Me impresionó, en tercer lugar, la resignación y aceptación de la voluntad divina. Nunca olvidaré a Patty, una mujer con dos niños pequeños, a quien su marido le había llamado por teléfono desde el piso 103 de una de las torres para decirle: «Cariño, te amo. Cuida de los niños». Patty me lo decía entre sollozos: «Mi marido me hablaba despacio, con serenidad, ponderando sus palabras». Yo me preguntaba: ¿aceptaría yo con tanta serenidad una muerte segura?

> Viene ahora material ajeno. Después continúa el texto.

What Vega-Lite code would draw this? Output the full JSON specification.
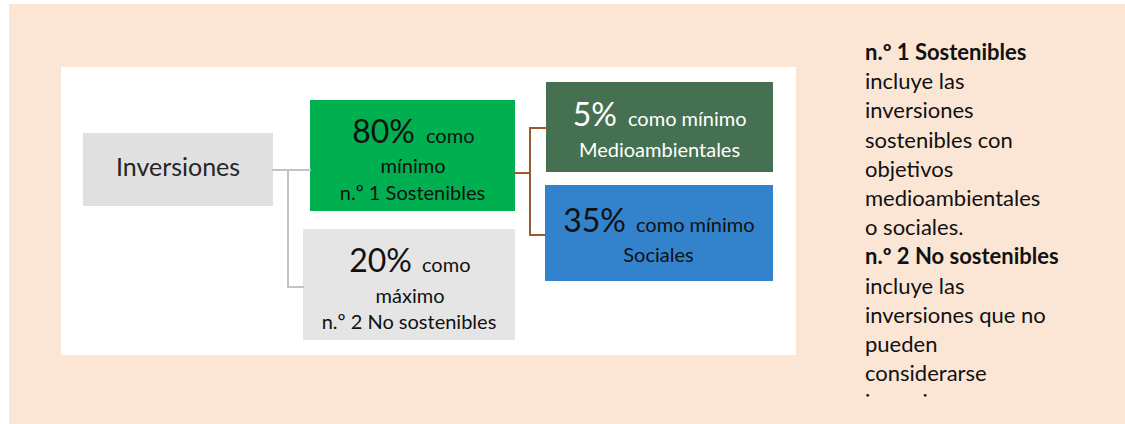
{
  "$schema": "https://vega.github.io/schema/vega-lite/v6.json",
  "width": 1125,
  "height": 424,
  "padding": 0,
  "autosize": {"type": "none"},
  "background": "white",
  "config": {"view": {"stroke": null}},
  "datasets": {
    "cajas": [
      {"nodo": "fondo", "x": 9, "x2": 1125, "y": 4, "y2": 424},
      {"nodo": "panel", "x": 61, "x2": 796, "y": 67, "y2": 355},
      {"nodo": "Inversiones", "x": 83, "x2": 273, "y": 133, "y2": 206},
      {"nodo": "Sostenibles", "x": 310, "x2": 515, "y": 100, "y2": 211},
      {"nodo": "No sostenibles", "x": 303, "x2": 515, "y": 229, "y2": 340},
      {"nodo": "Medioambientales", "x": 546, "x2": 773, "y": 82, "y2": 172},
      {"nodo": "Sociales", "x": 545, "x2": 773, "y": 185, "y2": 281}
    ],
    "conectores": [
      {"tramo": "gris", "x": 273, "y": 170, "x2": 310, "y2": 170},
      {"tramo": "gris", "x": 288, "y": 170, "x2": 288, "y2": 287},
      {"tramo": "gris", "x": 288, "y": 287, "x2": 303, "y2": 287},
      {"tramo": "marron", "x": 515, "y": 173, "x2": 530, "y2": 173},
      {"tramo": "marron", "x": 530, "y": 128, "x2": 530, "y2": 235},
      {"tramo": "marron", "x": 530, "y": 128, "x2": 546, "y2": 128},
      {"tramo": "marron", "x": 530, "y": 235, "x2": 545, "y2": 235}
    ],
    "textos": [
      {"texto": "Inversiones", "x": 178, "y": 176, "estilo": "titulo", "caja": "Inversiones"},
      {"texto": "80%", "x": 415, "y": 143, "estilo": "cifra", "caja": "Sostenibles"},
      {"texto": "como", "x": 426, "y": 143, "estilo": "resto", "caja": "Sostenibles"},
      {"texto": "mínimo", "x": 413, "y": 173, "estilo": "linea", "caja": "Sostenibles"},
      {"texto": "n.º 1 Sostenibles", "x": 412.5, "y": 200, "estilo": "linea", "caja": "Sostenibles"},
      {"texto": "20%", "x": 412, "y": 272, "estilo": "cifra", "caja": "No sostenibles"},
      {"texto": "como", "x": 422, "y": 272, "estilo": "resto", "caja": "No sostenibles"},
      {"texto": "máximo", "x": 410, "y": 303, "estilo": "linea", "caja": "No sostenibles"},
      {"texto": "n.º 2 No sostenibles", "x": 409, "y": 329, "estilo": "linea", "caja": "No sostenibles"},
      {"texto": "5%", "x": 617, "y": 126, "estilo": "cifra", "caja": "Medioambientales"},
      {"texto": "como mínimo", "x": 628, "y": 126, "estilo": "resto", "caja": "Medioambientales"},
      {"texto": "Medioambientales", "x": 659.5, "y": 157, "estilo": "linea", "caja": "Medioambientales"},
      {"texto": "35%", "x": 626, "y": 232, "estilo": "cifra", "caja": "Sociales"},
      {"texto": "como mínimo", "x": 636, "y": 232, "estilo": "resto", "caja": "Sociales"},
      {"texto": "Sociales", "x": 658.5, "y": 262, "estilo": "linea", "caja": "Sociales"},
      {"texto": "n.º 1 Sostenibles", "x": 865, "y": 60, "estilo": "notaNegrita", "caja": "nota"},
      {"texto": "incluye las", "x": 865, "y": 89.2, "estilo": "nota", "caja": "nota"},
      {"texto": "inversiones", "x": 865, "y": 118.4, "estilo": "nota", "caja": "nota"},
      {"texto": "sostenibles con", "x": 865, "y": 147.6, "estilo": "nota", "caja": "nota"},
      {"texto": "objetivos", "x": 865, "y": 176.8, "estilo": "nota", "caja": "nota"},
      {"texto": "medioambientales", "x": 865, "y": 206, "estilo": "nota", "caja": "nota"},
      {"texto": "o sociales.", "x": 865, "y": 235.2, "estilo": "nota", "caja": "nota"},
      {"texto": "n.º 2 No sostenibles", "x": 865, "y": 264.4, "estilo": "notaNegrita", "caja": "nota"},
      {"texto": "incluye las", "x": 865, "y": 293.6, "estilo": "nota", "caja": "nota"},
      {"texto": "inversiones que no", "x": 865, "y": 322.8, "estilo": "nota", "caja": "nota"},
      {"texto": "pueden", "x": 865, "y": 352, "estilo": "nota", "caja": "nota"},
      {"texto": "considerarse", "x": 865, "y": 381.2, "estilo": "nota", "caja": "nota"},
      {"texto": "inversiones", "x": 865, "y": 410.4, "estilo": "nota", "caja": "nota"}
    ],
    "corte": [
      {"x": 850, "x2": 1125, "y": 399, "y2": 424}
    ]
  },
  "encoding": {
    "x": {"field": "x", "type": "quantitative", "scale": {"domain": [0, 1125], "nice": false, "zero": false}, "axis": null},
    "y": {"field": "y", "type": "quantitative", "scale": {"domain": [0, 424], "nice": false, "zero": false, "reverse": true}, "axis": null}
  },
  "layer": [
    {
      "data": {"name": "cajas"},
      "mark": {"type": "rect"},
      "encoding": {
        "x2": {"field": "x2"},
        "y2": {"field": "y2"},
        "fill": {
          "field": "nodo",
          "type": "nominal",
          "legend": null,
          "scale": {
            "domain": ["fondo", "panel", "Inversiones", "Sostenibles", "No sostenibles", "Medioambientales", "Sociales"],
            "range": ["#FBE6D6", "#FFFFFF", "#E0E0E0", "#00B050", "#E5E5E5", "#457052", "#3382CC"]
          }
        }
      }
    },
    {
      "data": {"name": "conectores"},
      "mark": {"type": "rule", "strokeWidth": 2, "strokeCap": "square"},
      "encoding": {
        "x2": {"field": "x2"},
        "y2": {"field": "y2"},
        "color": {
          "condition": {"test": "datum.tramo === 'gris'", "value": "#C3C3C3"},
          "value": "#9A5B30"
        }
      }
    },
    {
      "data": {"name": "textos"},
      "transform": [{"filter": "datum.estilo === 'titulo'"}],
      "mark": {"type": "text", "font": "Lato", "fontSize": 25, "align": "center", "baseline": "alphabetic"},
      "encoding": {"text": {"field": "texto"}, "color": {"value": "#262626"}}
    },
    {
      "data": {"name": "textos"},
      "transform": [{"filter": "datum.estilo === 'cifra'"}],
      "mark": {"type": "text", "font": "Lato", "fontSize": 32, "align": "right", "baseline": "alphabetic"},
      "encoding": {
        "text": {"field": "texto"},
        "color": {"condition": {"test": "datum.caja === 'Medioambientales'", "value": "#FFFFFF"}, "value": "#111111"}
      }
    },
    {
      "data": {"name": "textos"},
      "transform": [{"filter": "datum.estilo === 'resto'"}],
      "mark": {"type": "text", "font": "Lato", "fontSize": 20, "align": "left", "baseline": "alphabetic"},
      "encoding": {
        "text": {"field": "texto"},
        "color": {"condition": {"test": "datum.caja === 'Medioambientales'", "value": "#FFFFFF"}, "value": "#111111"}
      }
    },
    {
      "data": {"name": "textos"},
      "transform": [{"filter": "datum.estilo === 'linea'"}],
      "mark": {"type": "text", "font": "Lato", "fontSize": 20, "align": "center", "baseline": "alphabetic"},
      "encoding": {
        "text": {"field": "texto"},
        "color": {"condition": {"test": "datum.caja === 'Medioambientales'", "value": "#FFFFFF"}, "value": "#111111"}
      }
    },
    {
      "data": {"name": "textos"},
      "transform": [{"filter": "datum.estilo === 'nota'"}],
      "mark": {"type": "text", "font": "Lato", "fontSize": 22, "align": "left", "baseline": "alphabetic"},
      "encoding": {"text": {"field": "texto"}, "color": {"value": "#111111"}}
    },
    {
      "data": {"name": "textos"},
      "transform": [{"filter": "datum.estilo === 'notaNegrita'"}],
      "mark": {"type": "text", "font": "Lato", "fontSize": 22, "fontWeight": "bold", "align": "left", "baseline": "alphabetic"},
      "encoding": {"text": {"field": "texto"}, "color": {"value": "#111111"}}
    },
    {
      "data": {"name": "corte"},
      "mark": {"type": "rect"},
      "encoding": {
        "x2": {"field": "x2"},
        "y2": {"field": "y2"},
        "fill": {"value": "#FBE6D6"}
      }
    }
  ]
}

Por último, el 11 de septiembre nos demostró que el amor es capaz de trascender todo dolor, incluso la separación física que causa un atentado brutal. Entre los centenares de mensajes que los familiares de las víctimas escribieron en la plataforma de madera que se improvisó en la Zona Cero, me llamó la atención uno escrito por una niña de corta edad en un inglés pobre, incorrecto, pero preñado de emoción. Decía: «Querido papacito, te echo tanto de menos y es tan difícil sin ti alrededor. Yo sé que en el cielo deberán estar todos los héroes. Por eso yo perdí a mi héroe, a mi corazón, a mi papacito. ¡Te quiero tanto! Con amor, tu niña pequeña».